La gente ai giorni di Gesù aveva paura dei lebbrosi, degli impuri, degli infetti. Aveva paura e se ne stava lontana. Non così Gesù. I lebbrosi stessi stavano lontani dalle persone, rispettando quanto prescritto nella Legge (vedi Luca 17:12), ma non quando c’era Gesù vicino a loro: Venne a lui un lebbroso e, buttandosi in ginocchio, lo pregò dicendo: «Se vuoi, tu puoi purificarmi!» Ed egli, impietositosi, stese la mano, lo toccò e gli disse: «Lo voglio; sii purificato!» (Marco 1:40-41).
Gesù si ferma, ascolta il grido del lebbroso, prova compassione, si avvicina e lo tocca. Tocca l’intoccabile. Gesù non ha paura di contaminarsi con chi ha bisogno di lui, non è indifferente alla richiesta di aiuto e fa sentire la sua presenza, anche fisica. Poi guarisce e salva.
Anche oggi ci troviamo tutti in una situazione in cui norme igieniche e isolamento sono assolutamente necessari. Anche noi dobbiamo stare “fuori dal campo”, non avvicinarci agli altri e gli altri a noi. Anche noi abbiamo bisogno di qualcuno che si occupi di noi, della nostra salute.
Abbiamo però un altro grande problema, non fisico, ma spirituale. Noi, ci dice Gesù, siamo contaminati dal nostro peccato, dai pensieri dei nostri cuori (Matteo 15:18). Abbiamo quindi anche noi, più che mai, bisogno di quello stesso tocco. Dobbiamo però essere consapevoli del nostro bisogno, voler essere guariti, cercare e avere fede in quel Gesù che può e vuole purificarci. Gesù non sarà indifferente al nostro grido, ma si avvicinerà a noi, ci toccherà e ci parlerà, offrendoci il suo perdono, la sua guarigione, la sua salvezza.
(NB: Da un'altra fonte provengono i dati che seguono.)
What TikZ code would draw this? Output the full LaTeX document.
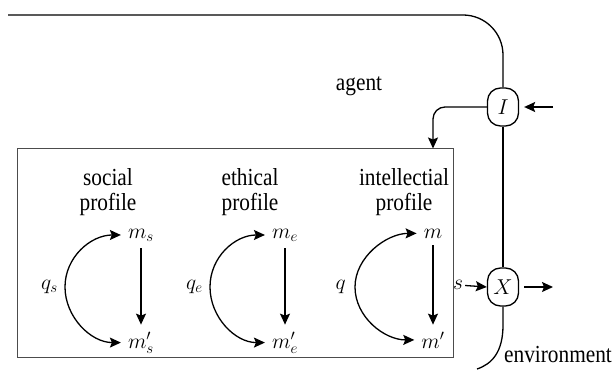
\RequirePackage{fix-cm}
\documentclass[tikz,border=0pt]{standalone}
\usepackage{fontspec}
\newfontfamily\labelfont{Liberation Serif}[FakeStretch=0.87]
\usetikzlibrary{arrows.meta}
\begin{document}
\begin{tikzpicture}[x=1pt,y=-1pt,
  every node/.style={font=\labelfont\fontsize{24.5}{25}\selectfont},
  mathfont/.style={font=\fontsize{21.5}{25}\selectfont},
  line/.style={line width=1.3pt},
  arr/.style={line width=1.3pt,-{Stealth[length=11pt,width=10pt,inset=2pt]}},
  arrboth/.style={line width=1.3pt,{Stealth[length=11pt,width=10pt,inset=2pt]}-{Stealth[length=11pt,width=10pt,inset=2pt]}},
  junction/.style={draw,mathfont,line width=1.3pt,rounded corners=13pt,minimum width=31pt,minimum height=38pt,inner sep=0pt},
  profilebox/.style={draw=black!70,line width=1pt,inner sep=0pt,minimum width=436pt,minimum height=208pt},
  mnode/.style={mathfont,anchor=base,inner sep=7pt},
  title/.style={align=center}]
\useasboundingbox (0,0) rectangle (615,374);

% agent box with the three profiles
\node[profilebox] (agentbox) at (235,253) {};

% junctions
\node[junction] (I) at (503,107) {$I$};
\node[junction] (X) at (503,287) {$X$};

% labels
\node[anchor=base] (agent) at (359,91) {agent};
\node[anchor=base] (env) at (558,362) {environment};
\node[mathfont,inner sep=2pt] (s) at (458,285) {$s$};

% free ends
\coordinate (topstart) at (8,15);
\coordinate (topcorner) at (503,15);
\coordinate (inI) at (553,107);
\coordinate (outX) at (553,287);
\coordinate (Icorner) at (433,107);
\coordinate (envend) at (477,369);

% outer connectors
\draw[line,rounded corners=40pt] (topstart) -- (topcorner) -- (I.north);
\draw[arr,rounded corners=12pt] (I.west) -- (Icorner) -- (Icorner |- agentbox.north);
\draw[arr] (inI) -- ([xshift=5pt]I.east);
\draw[line] (I.south) -- (X.north);
\draw[arr] (s) -- (X.west);
\draw[arr] ([xshift=5pt]X.east) -- (outX);
\draw[line] (X.south) -- (503,325) .. controls (503,352) and (492,364) .. (envend);

% social profile
\node[title] (ts) at (108,192) {social\\profile};
\node[mnode] (ms) at (141,238) {$m_s$};
\node[mnode] (ms2) at (141,348) {$m'_s$};
\coordinate (qsL) at (65,287);
\node[mathfont,anchor=east,inner sep=3pt] (qs) at (61,287) {$q_s$};
\draw[arr] (ms.south) -- (ms.south |- ms2.north);
\draw[arrboth] (ms2.west) .. controls +(-30,0) and +(0,30) .. (qsL) .. controls +(0,-30) and +(-30,0) .. (ms.west);

% ethical profile
\node[title] (te) at (250,192) {ethical\\profile};
\node[mnode] (me) at (285,238) {$m_e$};
\node[mnode] (me2) at (285,348) {$m'_e$};
\coordinate (qeL) at (210,287);
\node[mathfont,anchor=east,inner sep=3pt] (qe) at (206,287) {$q_e$};
\draw[arr] (me.south) -- (me.south |- me2.north);
\draw[arrboth] (me2.west) .. controls +(-30,0) and +(0,30) .. (qeL) .. controls +(0,-30) and +(-30,0) .. (me.west);

% intellectual profile
\node[title] (ti) at (404,192) {intellectial\\profile};
\node[mnode] (mi) at (433,238) {$m$};
\node[mnode] (mi2) at (433,348) {$m'$};
\coordinate (qiL) at (355,287);
\node[mathfont,anchor=east,inner sep=3pt] (qi) at (349,287) {$q$};
\draw[arr] (mi.south) -- (mi.south |- mi2.north);
\draw[arrboth] (mi2.west) .. controls +(-30,0) and +(0,30) .. (qiL) .. controls +(0,-30) and +(-30,0) .. (mi.west);
\end{tikzpicture}
\end{document}
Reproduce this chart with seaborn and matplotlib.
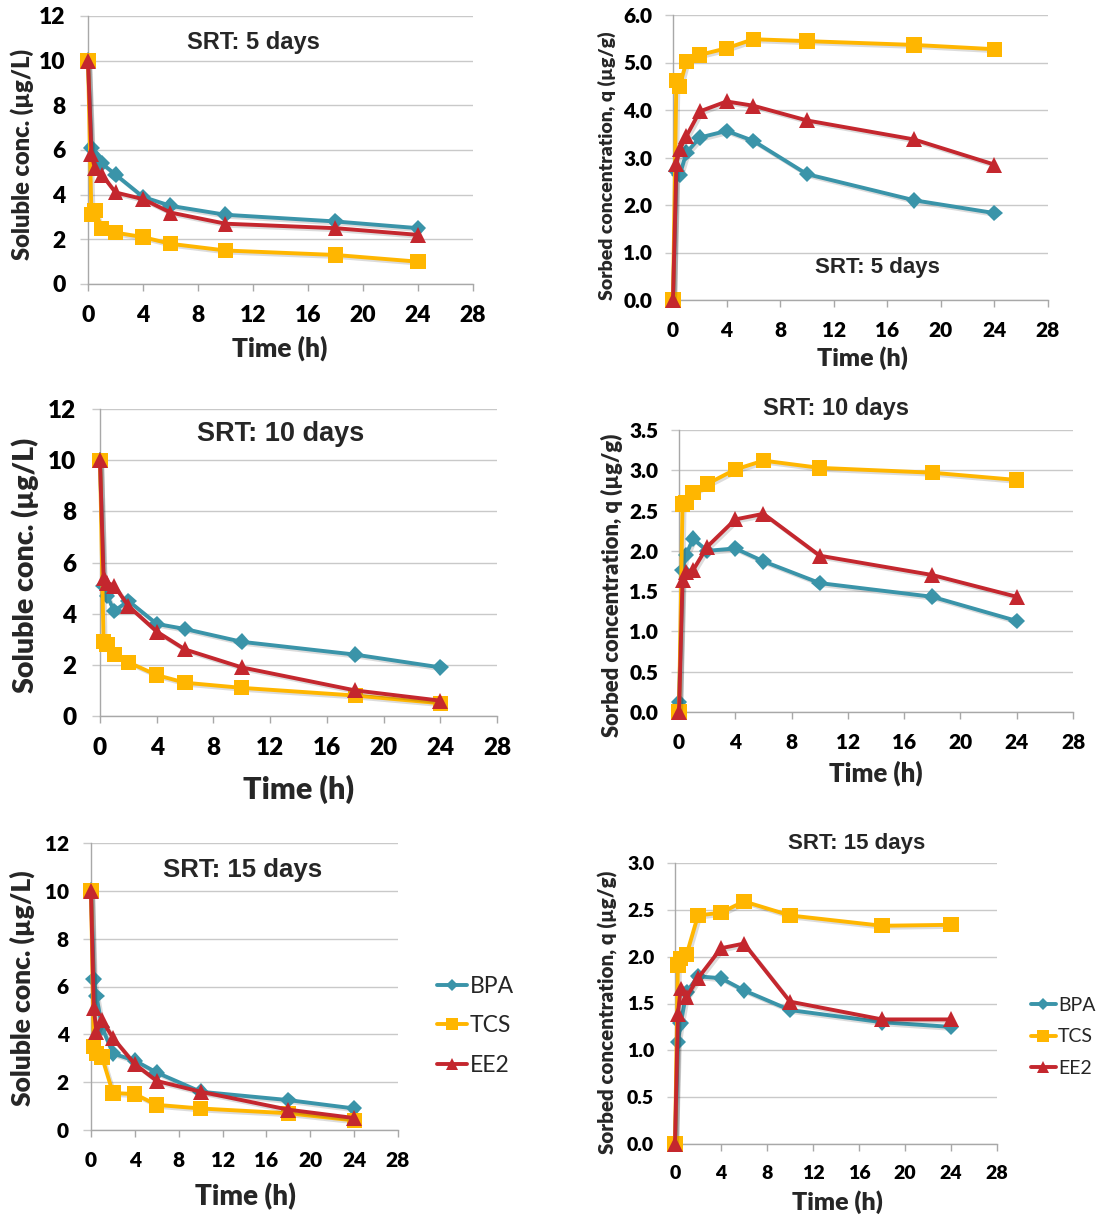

Se non lo abbiamo ancora fatto, possiamo andare a lui oggi, come ha fatto quel lebbroso. La sua compassione, la sua totale comprensione per ogni nostro bisogno, farà sì che ci ascolti e ci guarisca. Lui, che non si è tirato indietro quando c'èra da toccare il nostro peccato, da caricarselo per noi (1 Pietro 2:22-24).
Una volta guariti, una volta salvati per fede, non dimentichiamoci però di ringraziarlo. Altri dieci lebbrosi erano andati da Gesù, implorando la sua pietà. Gesù li guarì, ma solo uno tornò a ringraziarlo, mentre gli altri nove non lo fecero (Luca 17:12-19). Come dobbiamo ringraziare chi guarisce il nostro corpo, così non dimentichiamoci mai di ringraziare colui che ci tocca con il suo amore, che ci guarisce, che ci salva.